Excerpt from The Case of the Love Commandos
“For once, all the Puris were ready on time. Mummy, Rumpi, Chetan and the other family members gathered at six in the hotel lobby, eager to begin their ascent. They found the shops and eateries along the town’s main drag shuttered. Sweepers armed with jharus were tidying away the detritus from the night before. Crows perched on overhead wires, ever vigilant for tidbits of edible refuse. Street dogs who’d battled over territory all night turned tail at the approach of the more dominant species.
Mummy relished the thrill that comes from being up before everyone else, of seeing the world as it is before the great director in the sky yells, “Action!” Yet upon entering the town square, this sense of privilege quickly gave way to one of fraternity. Hundreds of pilgrims, or yatris, who’d slept in the open overnight, were rolling up sleeping bags and bedrolls in a flurry of excitement.
Many wore red and gold bandanas, and as they set off for the entrance to the mountain—youngsters raised aloft on shoulders, elderly uncles and aunties striding forth with walking sticks—euphoric cries of “Maan aap bu- landi!” (“The Mother herself calls!”) echoed along the narrow street leading to the mountain pathway.
Mummy was heartened to see that the pilgrimage remained predominantly a family affair. The Puris were one of hundreds of families three or four generations strong, many of them singing and joking and helping one another along.
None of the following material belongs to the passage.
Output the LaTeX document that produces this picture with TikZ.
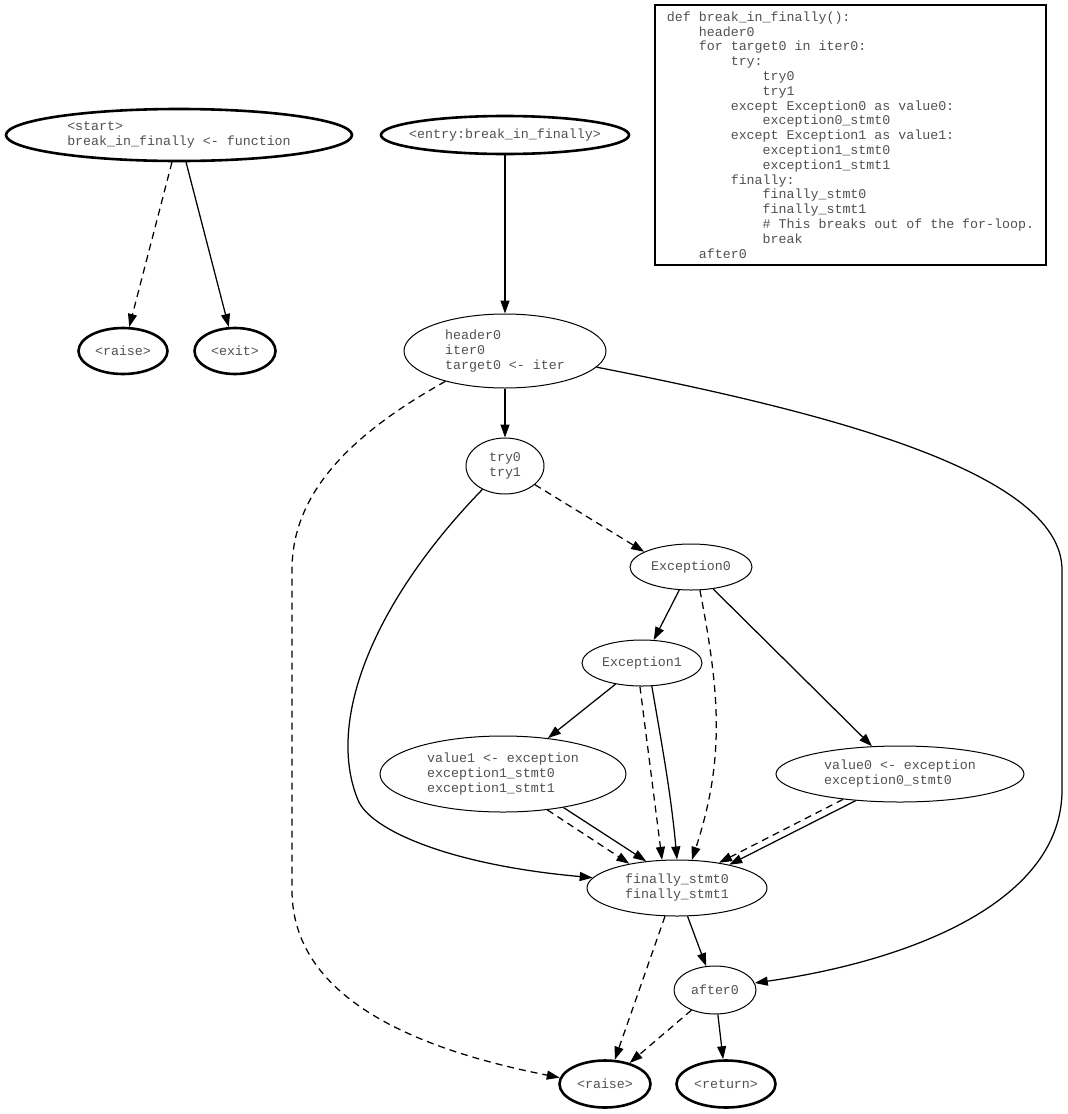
\documentclass[tikz,border=0pt]{standalone}
\usepackage{fontspec}
\setmonofont{Liberation Mono}
\usepackage{tikz}
\usetikzlibrary{arrows.meta,positioning,shapes.geometric}
\definecolor{txtcol}{RGB}{80,80,80}
\newcommand\tb{\hphantom{xxxx}}

\begin{document}
\begin{tikzpicture}[
  x=1pt, y=-1pt, on grid,
  >={Triangle[length=13pt,width=9pt]},
  blk/.style={draw, ellipse, inner sep=0pt, align=left, text=txtcol, line width=1pt,
    font=\ttfamily\fontsize{13.3}{15}\selectfont},
  term/.style={blk, line width=2.6pt},
  sz/.style 2 args={minimum width=#1pt, minimum height=#2pt},
  ok/.style={->, line width=1.25pt},
  exc/.style={ok, dash pattern=on 7pt off 5pt},
]
\useasboundingbox (0,0) rectangle (1068,1114);
\node[term, sz={248}{38}, inner xsep=-20pt] (entry) at (505,135) {<entry:break\_in\_finally>};
\node[term, sz={346}{52}, left=326pt of entry] (start) {<start>\\break\_in\_finally <- function};
\node[draw, line width=2.4pt, minimum width=391pt, minimum height=260pt, inner xsep=12pt,
  align=left, text=txtcol, font=\ttfamily\fontsize{13.3}{14.8}\selectfont,
  right=345.5pt of entry] (code)
  {def break\_in\_finally():\\
   \tb header0\\
   \tb for target0 in iter0:\\
   \tb\tb try:\\
   \tb\tb\tb try0\\
   \tb\tb\tb try1\\
   \tb\tb except Exception0 as value0:\\
   \tb\tb\tb exception0\_stmt0\\
   \tb\tb except Exception1 as value1:\\
   \tb\tb\tb exception1\_stmt0\\
   \tb\tb\tb exception1\_stmt1\\
   \tb\tb finally:\\
   \tb\tb\tb finally\_stmt0\\
   \tb\tb\tb finally\_stmt1\\
   \tb\tb\tb \# This breaks out of the for-loop.\\
   \tb\tb\tb break\\
   \tb after0};
\node[term, sz={89}{46}, below left=216pt and 56pt of start] (raise1) {<raise>};
\node[term, sz={81}{46}, right=112pt of raise1] (exit) {<exit>};
\node[blk, sz={202}{74}, below=216pt of entry] (header) {header0\\iter0\\target0 <- iter};
\node[blk, sz={78}{56}, below=115pt of header] (try) {try0\\try1};
\node[blk, sz={122}{46}, below right=101pt and 186pt of try] (exc0) {Exception0};
\node[blk, sz={120}{46}, below left=96pt and 49pt of exc0] (exc1) {Exception1};
\node[blk, sz={246}{76}, below left=111pt and 139pt of exc1] (val1)
  {value1 <- exception\\exception1\_stmt0\\exception1\_stmt1};
\node[blk, sz={248}{56}, below right=207pt and 209pt of exc0] (val0)
  {value0 <- exception\\exception0\_stmt0};
\node[blk, sz={180}{56}, below right=225pt and 35pt of exc1] (fin) {finally\_stmt0\\finally\_stmt1};
\node[blk, sz={82}{48}, below right=102pt and 38pt of fin] (after) {after0};
\node[term, sz={91}{47}, below left=94pt and 110pt of after] (raise2) {<raise>};
\node[term, sz={99}{47}, below right=94pt and 11pt of after] (ret) {<return>};
\draw[exc] (start) -- (raise1);
\draw[ok] (start) -- (exit);
\draw[ok] (entry) -- (header);
\draw[ok] (header) -- (try);
\draw[exc] (header.207) .. controls (340,440) and (292,500) .. (292,570) -- (292,890)
  .. controls (292,1000) and (420,1050) .. (raise2.172);
\draw[ok] (header.-10) .. controls (815,410) and (1062,470) .. (1062,570) -- (1062,790)
  .. controls (1062,900) and (915,960) .. (after.10);
\draw[exc] (try.-32) -- (exc0.162);
\draw[ok] (try.226) .. controls (375,600) and (325,720) .. (358,800)
  .. controls (370,830) and (450,865) .. (fin.173);
\draw[ok] (exc0) -- (exc1);
\draw[ok] (exc0) -- (val0);
\draw[exc] (exc0.-69) .. controls +(20,104) and +(33,-101) .. (fin.62);
\draw[ok] (exc1) -- (val1);
\draw[exc] (exc1.265) -- (fin.118);
\draw[ok] (exc1.-67) .. controls +(11,64) and +(-6,-65) .. (fin.90);
\draw[exc] (val1.-39) -- (fin.153);
\draw[ok] (val1.-29) -- (fin.139);
\draw[exc] (val0.204) -- (fin.31);
\draw[ok] (val0.211) -- (fin.24);
\draw[ok] (fin) -- (after);
\draw[exc] (fin.247) -- (raise2.68);
\draw[exc] (after) -- (raise2);
\draw[ok] (after) -- (ret);
\end{tikzpicture}
\end{document}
She spotted honeymooning couples, the brides wearing henna designs on their hands, bunches of red, white and gold bangles on their wrists, and fresh daubs of sindoor in the parting of their hair. In spite of all the talk about the Westernization of Indian culture, countless young Hindus dressed in jeans and T-shirts, who appeared as caught up in the ritualism as the most pious sanyassis, thronged the way. There was even a group of widows from a village near Bhopal in central India who’d pooled their resources, hired a bus and traveled more than a thousand miles to be here.
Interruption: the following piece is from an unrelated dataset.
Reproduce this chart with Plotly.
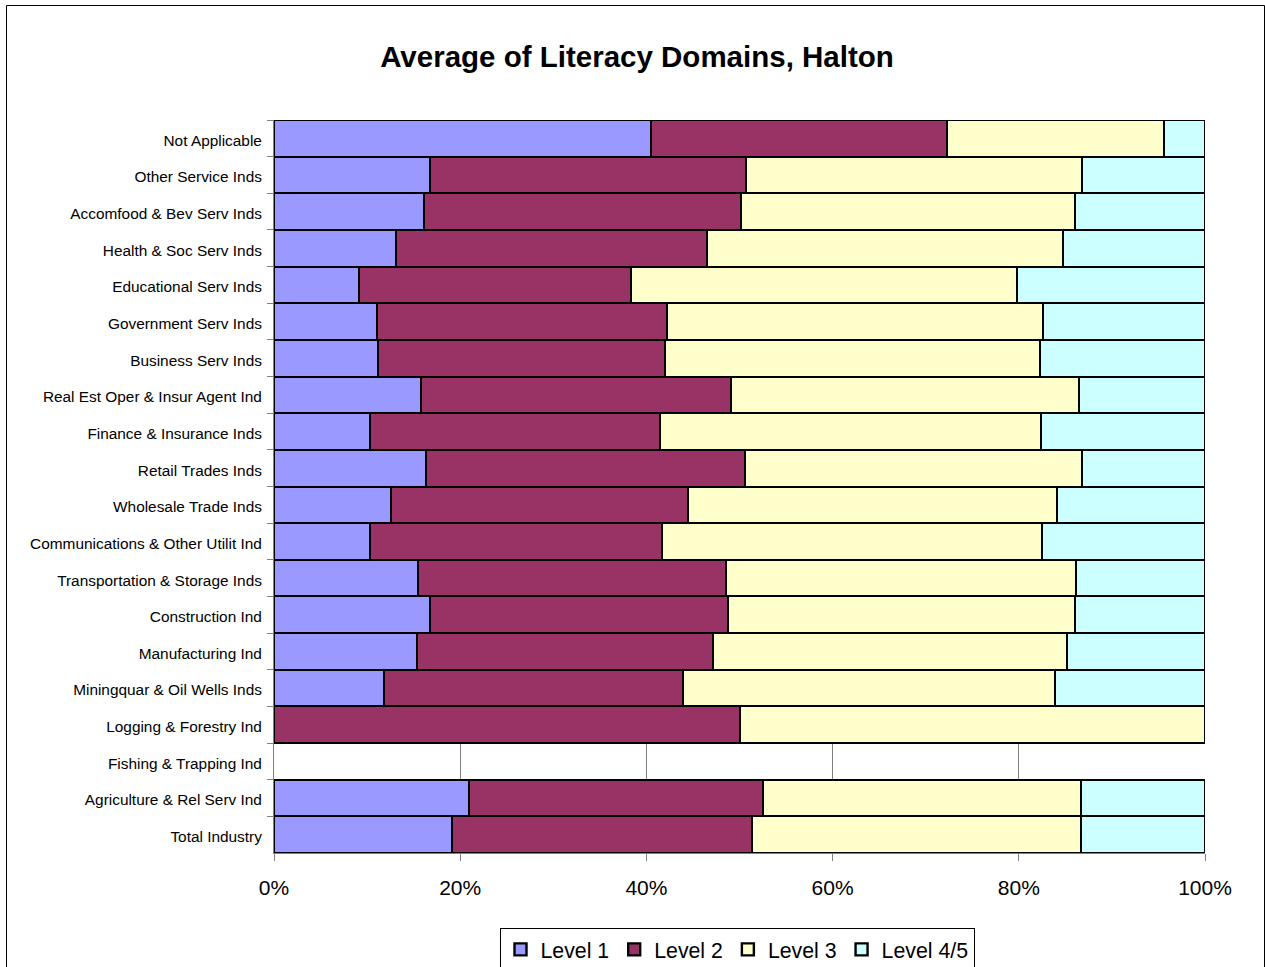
import plotly.graph_objects as go

# Industries, listed top to bottom
industries = [
    "Not Applicable", "Other Service Inds", "Accomfood & Bev Serv Inds",
    "Health & Soc Serv Inds", "Educational Serv Inds", "Government Serv Inds",
    "Business Serv Inds", "Real Est Oper & Insur Agent Ind", "Finance & Insurance Inds",
    "Retail Trades Inds", "Wholesale Trade Inds", "Communications & Other Utilit Ind",
    "Transportation & Storage Inds", "Construction Ind", "Manufacturing Ind",
    "Miningquar & Oil Wells Inds", "Logging & Forestry Ind", "Fishing & Trapping Ind",
    "Agriculture & Rel Serv Ind", "Total Industry",
]

# Share of each literacy level (%)
level1 = [40.5, 16.8, 16.1, 13.1, 9.1, 11.1, 11.2, 15.8, 10.3, 16.3,
          12.6, 10.3, 15.5, 16.8, 15.4, 11.8, None, None, 20.9, 19.1]
level2 = [31.8, 33.9, 34.1, 33.4, 29.2, 31.1, 30.8, 33.3, 31.2, 34.3,
          31.9, 31.4, 33.0, 32.0, 31.8, 32.1, 50.0, None, 31.6, 32.2]
level3 = [23.3, 36.1, 35.8, 38.2, 41.5, 40.4, 40.3, 37.4, 40.9, 36.2,
          39.6, 40.8, 37.6, 37.2, 38.0, 40.0, 50.0, None, 34.2, 35.4]
level45 = [4.4, 13.2, 14.0, 15.3, 20.2, 17.4, 17.7, 13.5, 17.6, 13.2,
           15.9, 17.5, 13.9, 14.0, 14.8, 16.1, None, None, 13.3, 13.3]

# Percentage axis ticks
x_ticks = [0, 20, 40, 60, 80, 100]
x_tick_labels = ["0%", "20%", "40%", "60%", "80%", "100%"]

series = [
    ("Level 1", level1, "#9999FF"),
    ("Level 2", level2, "#993366"),
    ("Level 3", level3, "#FFFFCC"),
    ("Level 4/5", level45, "#CCFFFF"),
]

fig = go.Figure()
for name, vals, color in series:
    fig.add_trace(go.Bar(
        y=industries, x=vals, name=name, orientation="h",
        marker=dict(color=color, line=dict(color="black", width=2.4)),
        hoverinfo="x+y+name",
    ))

W, H = 1265, 967
L, R, T, B = 274, 60, 120, 114
pw, ph = W - L - R, H - T - B


def px_x(p):
    return (p - L) / pw


def px_y(p):
    return (H - B - p) / ph


fig.update_layout(
    width=W, height=H,
    margin=dict(l=L, r=R, t=T, b=B, pad=0),
    barmode="stack", bargap=0,
    paper_bgcolor="white", plot_bgcolor="white",
    font=dict(family="Liberation Sans, Arial, sans-serif", color="black"),
    title=dict(
        text="<b>Average of Literacy Domains, Halton</b>",
        x=637 / W, xanchor="center", y=1 - 57 / H, yanchor="middle",
        font=dict(size=29.5, color="black"),
    ),
    xaxis=dict(
        range=[0, 100], tickmode="array", tickvals=x_ticks, ticktext=x_tick_labels,
        tickfont=dict(size=21), ticklabelstandoff=9,
        showgrid=True, gridcolor="#808080", gridwidth=1,
        ticks="outside", ticklen=7, tickcolor="#808080",
        showline=True, linecolor="#808080", linewidth=1,
        zeroline=False, fixedrange=True,
    ),
    yaxis=dict(
        autorange="reversed", tickfont=dict(size=15.4),
        ticks="outside", ticklen=6, tickcolor="#808080", tickson="boundaries",
        showline=True, linecolor="#808080", linewidth=1,
        showgrid=False, fixedrange=True, ticklabelstandoff=8,
        ticklabelshift=-2,
    ),
    legend=dict(
        orientation="h", x=737 / W, xref="container", xanchor="center",
        y=1 - 928 / H, yref="container", yanchor="top",
        font=dict(size=21.3), bordercolor="black", borderwidth=1,
        bgcolor="white", traceorder="normal", itemwidth=30,
        tracegroupgap=0,
    ),
    showlegend=True,
)

# Outer chart frame
fig.add_shape(
    type="rect", xref="paper", yref="paper",
    x0=px_x(6.5), x1=px_x(1264.5), y0=px_y(990), y1=px_y(5.5),
    line=dict(color="black", width=1), fillcolor="rgba(0,0,0,0)", layer="below",
)

fig.write_html("out.html")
It came as a relief, too, to find that the mountain path was paved. And for those unable to manage the climb of their own volition (this included numerous aunties with bad hips who wobbled), there were small horses, decked in bright, multicolored bridles and saddles, available, with a keeper leading them on.
It was also possible to be carried up in a sedan chair— although Mummy found something repugnant in the sight of people, some of them obese, being borne upon the shoulders of porters who were being paid at most a few hundred rupees a day.”